This is a good take, there's really not much to argue about.

>[...] the availability of HPKE hybrid recipients, which blocked on the CFRG, which took almost two years to select a stable label string for X-Wing (January 2024) with ML-KEM (August 2024), despite making precisely no changes to the designs. The IETF should have an internal post-mortem on this, but I doubt we’ll see one

My kingdom for a standards body that discusses and resolves process issues.

I think the anti-hybrid argument the article makes is clearly wrong. Even if CRQCs existed today, we still should be using hybrid algorithms because even once CRQCs exist, they will be slow, expensive, and power hungry for at least a decade. The hybrid algorithms at a minimum make the cost of any attack ~$1M, which is way better than half of the PQC algorithms that made it to the 3rd stage of the PQC competition (2 of them can be broken on a laptop)

Is it?

Your reasoning relies on this being true:

> [CRQCs] will be slow, expensive, and power hungry for at least a decade

How could you know that? What if it was 5 years? 1 year? 6 months?

I predict there will be an insane global pivot once Q-day arrives. No nation wants to invest billions in science fiction. Every nation wants to invest billions in a practical reality of being able to read everyone's secrets.

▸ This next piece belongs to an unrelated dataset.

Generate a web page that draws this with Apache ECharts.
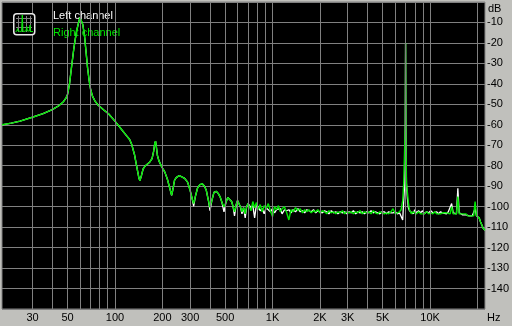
<!DOCTYPE html>
<html><head><meta charset="utf-8">
<script src="https://cdn.jsdelivr.net/npm/echarts@6/dist/echarts.min.js"></script>
<style>html,body{margin:0;padding:0;background:#C0C0BC;overflow:hidden}#c{width:512px;height:326px}</style>
</head><body><div id="c"></div>
<script>
// Frequencies (Hz)
const freqHz = [
  19.2,22,25,30,35,40,44,47,49,50,
  51.5,53,55,57,59,60,61,62.5,64,65.5,
  67,68.5,70,72,75,78,85,91,100,110,
  118,124,128,133,138,142,144,147,151,156,
  166,172,176,179,181,183,186,190,198,207,
  215,222,229,234,239,245,256,265,277,289,
  300,310,316,324,334,345,358,370,380,392,
  401,412,425,440,452,465,478,492,506,520,
  535,550,562,574,588,600,612,625,640,655,
  671,685,700,715,730,
  750,770,790,810,835,860,885,910,940,970,
  1000,1030,1060,1090,1120,1150,1190,1230,1270,1310,
  1350,1400,1450,1500,1550,1600,1650,1700,1760,1820,
  1880,1940,2000,2070,2140,2210,2280,2360,2440,2520,
  2600,2690,2780,2870,2960,3060,3160,3260,3370,3480,
  3590,3710,3830,3960,4090,4220,4360,4500,4650,4800,
  4960,5120,5290,5460,5640,5820,6010,6200,6400,6550,
  6700,6800,6900,6960,6990,7020,7080,7180,7280,7400,
  7600,7800,8000,8200,8450,8700,8950,9200,9500,9800,
  10100,10400,10700,11000,11300,11650,12000,12350,12700,13050,
  13400,13700,14000,14400,14700,15000,15300,15700,16100,16500,
  16900,17300,17700,18100,18500,18900,19300,19700,20100,20500,
  20900,21300,21700,22300
];
// Left channel level (dB)
const leftDb = [
  -60,-59.2,-58.2,-56.3,-54.5,-52.6,-50.7,-48.8,-46.8,-45.2,
  -40,-32,-22,-14.5,-9.5,-7.6,-8.5,-11,-16,-24,
  -32,-38,-42.5,-46,-48.6,-50.3,-52.8,-54.6,-58.2,-62.2,
  -65.2,-67.2,-69.8,-74.5,-81,-86,-87.3,-85,-81.5,-80,
  -78.3,-76.5,-73,-69,-68,-70.5,-75,-77.5,-80.5,-83,
  -86.5,-90.5,-94.5,-91,-87,-85.8,-84.8,-85.4,-86.2,-88,
  -92,-96.5,-99.8,-95,-91,-89.3,-88.8,-90,-92,-97,
  -102,-97,-93,-92.5,-93.5,-95.2,-98,-102.5,-98,-95.5,
  -95.2,-97.5,-100,-104.5,-99,-97,-97.5,-100,-103.5,-100.5,
  -105.5,-100,-98.5,-99,-100.5,
  -99.5,-105.5,-99,-100,-102,-101,-103.5,-100.5,-101.5,-102.5,
  -101,-103,-101.5,-102,-101,-103.5,-101.5,-102,-101.5,-103,
  -101.5,-102.5,-101,-102.5,-102,-103,-101.5,-102,-102.5,-101.5,
  -103,-102,-102.5,-103,-102,-102.5,-103.5,-102,-103,-102.5,
  -103.5,-102.5,-103,-102.5,-103.5,-102.5,-103,-102,-103.5,-102.5,
  -103,-102.5,-103.5,-102.5,-103,-102,-103,-102.5,-103,-103.5,
  -102.5,-102.5,-103.5,-102.5,-103,-103,-102.5,-103.5,-103,-102.5,
  -106.5,-97,-89,-60,-20,-62,-89,-96,-100.5,-102,
  -102.5,-103.5,-101.5,-103,-102,-103,-102,-103.5,-102.5,-103,
  -102,-103,-103.5,-102.5,-103.5,-102.5,-103,-102.5,-103.5,-102.5,
  -103,-98.5,-103,-102.5,-103.5,-91,-103,-103.5,-104,-103.5,
  -104,-103.5,-104.5,-104,-104.5,-104,-101,-104.5,-105,-105.5,
  -107.5,-109,-110.5,-111.5
];
// Right channel level (dB)
const rightDb = [
  -60,-59.2,-58.2,-56.3,-54.5,-52.6,-50.7,-48.8,-46.8,-45.2,
  -40,-32,-22,-14.5,-9.5,-7.6,-8.5,-11,-16,-24,
  -32,-38,-42.5,-46,-48.6,-50.3,-52.8,-54.6,-58.2,-62.2,
  -65.2,-67.2,-69.8,-74.5,-81,-86,-87.3,-85,-81.5,-80,
  -78.3,-76.5,-73,-69,-68,-70.5,-75,-77.5,-80.5,-83,
  -86.5,-90.5,-94.5,-91,-87,-85.8,-84.8,-85.4,-86.2,-88,
  -92,-96.5,-98.5,-95,-91,-89.3,-88.8,-90,-92,-97,
  -100.3,-97,-93,-92.5,-93.5,-95.2,-98,-100,-98,-95.5,
  -95.2,-97.5,-100,-102.5,-99,-97,-97.5,-100,-102.5,-100.5,
  -103.5,-100,-98.5,-99,-102,
  -97.5,-100.5,-98,-101.5,-99,-102.5,-99.5,-101,-98.5,-102,
  -104.8,-100,-101.5,-99.5,-102.5,-101,-100,-103,-106.5,-101.5,
  -102.5,-100.5,-102,-101,-103,-101.5,-102.5,-101.5,-103,-102,
  -102.5,-101.5,-103,-102,-102.5,-103.5,-102,-103,-102.5,-103.5,
  -102.5,-103,-102,-103.5,-102.5,-103,-102.5,-103.5,-102.5,-103,
  -102,-103.5,-102.5,-103,-102.5,-103.5,-102,-103,-103.5,-102.5,
  -103,-103.5,-103,-103.5,-102.5,-101,-103.5,-103,-102.5,-101.5,
  -97,-88.5,-88.3,-60,-20,-62,-88.3,-88.5,-98,-101.5,
  -103.5,-102.5,-103,-103.5,-102.5,-103.5,-103,-103.5,-102.5,-103.5,
  -103,-103.5,-102.5,-103.5,-103,-103.5,-103,-103.5,-103,-102.5,
  -103.5,-100,-103.5,-103,-103.5,-95,-103.5,-104,-103.5,-104,
  -103.5,-104.5,-104,-104.5,-104,-104.5,-97.5,-104.5,-104.5,-105.5,
  -107.5,-109,-110.5,-111.5
];
const seriesNames = ['Left channel', 'Right channel'];
const seriesColors = ['#FFFFFF', '#00E800'];
// Vertical grid lines and bottom tick labels (Hz)
const gridFreqs = [30,40,50,60,70,80,90,100,200,300,400,500,600,700,800,900,1000,2000,3000,4000,5000,6000,7000,8000,9000,10000,20000];
const labeledFreqs = [30,50,100,200,300,500,1000,2000,3000,5000,10000];
const yMin = -150, yMax = 0, yStep = 10;
const xUnit = 'Hz', yUnit = 'dB';

const FONT = 'Liberation Sans';
const GRID = '#808080';
function fmtHz(f) { return f >= 1000 ? (f / 1000) + 'K' : String(f); }

const chart = echarts.init(document.getElementById('c'), null, { renderer: 'canvas' });
chart.setOption({
  animation: false,
  backgroundColor: '#C0C0BC',
  textStyle: { fontFamily: FONT },
  grid: { left: 2, right: 27, top: 2, bottom: 17, show: true, backgroundColor: '#000', borderColor: GRID, borderWidth: 1 },
  legend: {
    orient: 'vertical', left: 43, top: 4, icon: 'none', itemWidth: 0, itemGap: 4,
    selectedMode: false,
    textStyle: { fontSize: 11, fontFamily: FONT },
    data: [
      { name: seriesNames[0], textStyle: { color: seriesColors[0] } },
      { name: seriesNames[1], textStyle: { color: seriesColors[1] } }
    ]
  },
  xAxis: {
    type: 'log', logBase: 10, min: 19.2, max: 22300,
    axisLine: { show: false }, axisTick: { show: false }, axisLabel: { show: false }, splitLine: { show: false }
  },
  yAxis: {
    type: 'value', position: 'right', min: yMin, max: yMax, interval: yStep,
    axisLine: { show: false }, axisTick: { show: false },
    splitLine: { show: true, lineStyle: { color: GRID, width: 1 } },
    axisLabel: { color: '#000', fontSize: 11, fontFamily: FONT, margin: 2,
      formatter: v => (v === yMin || v === yMax) ? '' : String(v) }
  },
  graphic: [
    { type: 'text', left: 488, top: 3, style: { text: yUnit, fill: '#000', font: '11px "Liberation Sans"' }, z: 20 },
    { type: 'text', left: 487, top: 312, style: { text: xUnit, fill: '#000', font: '11px "Liberation Sans"' }, z: 20 },
    { type: 'rect', left: 13, top: 13, shape: { width: 21, height: 21, r: 3 }, style: { fill: '#000', stroke: '#E8E8E8', lineWidth: 1.5 }, z: 10 },
    { type: 'line', shape: { x1: 18.5, y1: 16, x2: 18.5, y2: 32 }, style: { stroke: GRID, lineWidth: 1 }, z: 11 },
    { type: 'line', shape: { x1: 22.5, y1: 16, x2: 22.5, y2: 32 }, style: { stroke: GRID, lineWidth: 1 }, z: 11 },
    { type: 'line', shape: { x1: 26.5, y1: 16, x2: 26.5, y2: 32 }, style: { stroke: GRID, lineWidth: 1 }, z: 11 },
    { type: 'line', shape: { x1: 30.5, y1: 16, x2: 30.5, y2: 32 }, style: { stroke: GRID, lineWidth: 1 }, z: 11 },
    { type: 'line', shape: { x1: 16, y1: 18.5, x2: 32, y2: 18.5 }, style: { stroke: GRID, lineWidth: 1 }, z: 11 },
    { type: 'line', shape: { x1: 16, y1: 22.5, x2: 32, y2: 22.5 }, style: { stroke: GRID, lineWidth: 1 }, z: 11 },
    { type: 'line', shape: { x1: 16, y1: 27.5, x2: 32, y2: 27.5 }, style: { stroke: GRID, lineWidth: 1 }, z: 11 },
    { type: 'polyline', shape: { points: [[15.5,31.5],[17,31],[17.5,28.5],[18,31],[21.5,31.5],[22.3,15],[23,31.5],[26,31],[26.7,26.5],[27.4,31],[29.5,31],[30,25],[30.5,31.5],[33,31.5]] }, style: { stroke: '#00E800', lineWidth: 1, fill: null }, z: 12 }
  ],
  series: [
    {
      name: '_grid', type: 'line', data: [], silent: true, z: 1, clip: false,
      markLine: {
        silent: true, symbol: ['none', 'none'], animation: false,
        lineStyle: { color: GRID, width: 1, type: 'solid' },
        label: { show: true, position: 'start', distance: 3, color: '#000', fontSize: 11, fontFamily: FONT },
        emphasis: { disabled: true },
        data: gridFreqs.map(f => ({
          xAxis: f,
          label: { show: labeledFreqs.indexOf(f) >= 0, formatter: fmtHz(f) }
        }))
      }
    },
    {
      name: seriesNames[0], type: 'line', z: 3, silent: true, symbol: 'none',
      color: seriesColors[0], lineStyle: { color: seriesColors[0], width: 1.3 },
      data: freqHz.map((f, i) => [f, leftDb[i]])
    },
    {
      name: seriesNames[1], type: 'line', z: 4, silent: true, symbol: 'none',
      color: seriesColors[1], lineStyle: { color: seriesColors[1], width: 1.4 },
      data: freqHz.map((f, i) => [f, rightDb[i]])
    }
  ]
});
</script></body></html>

The absolute low end of cost of a QC is the cost of an MRI machine ~100k-400k (cost of cooling the computer to super low temps). Sure we expect QCs to get faster and cheaper over time, but putting 100% faith in the security of the PQC algorithms seems like a bad idea with no upside.

It is the paradox of PQC: from a classical security point of view PQC cannot be trusted (except for hash-based algorithms which are not very practical). So to get something we can trust we need hybrid. However, the premise for introducing PQC in the first place is that quantum computers can break classical public key crypto, so hybrid doesn't provide any benefit over pure PQC.

Yes, the sensible thing to do is hybrid. But that does assume that either PQC cannot be broken by classical computers or that quantum computers will be rare or expensive enough that they don't break your classical public key crypto.

> from a classical security point of view PQC cannot be trusted

[citation needed]

https://words.filippo.io/crqc-timeline/#fn:lattices

We can disagree on the tradeoff, but if you see no upside, you are missing the velocity cost of the specification work, the API design, and the implementation complexity. Plus the annoying but real social cost of all the bikeshedding and bickering.

I missed you at the most recent CRFG meeting.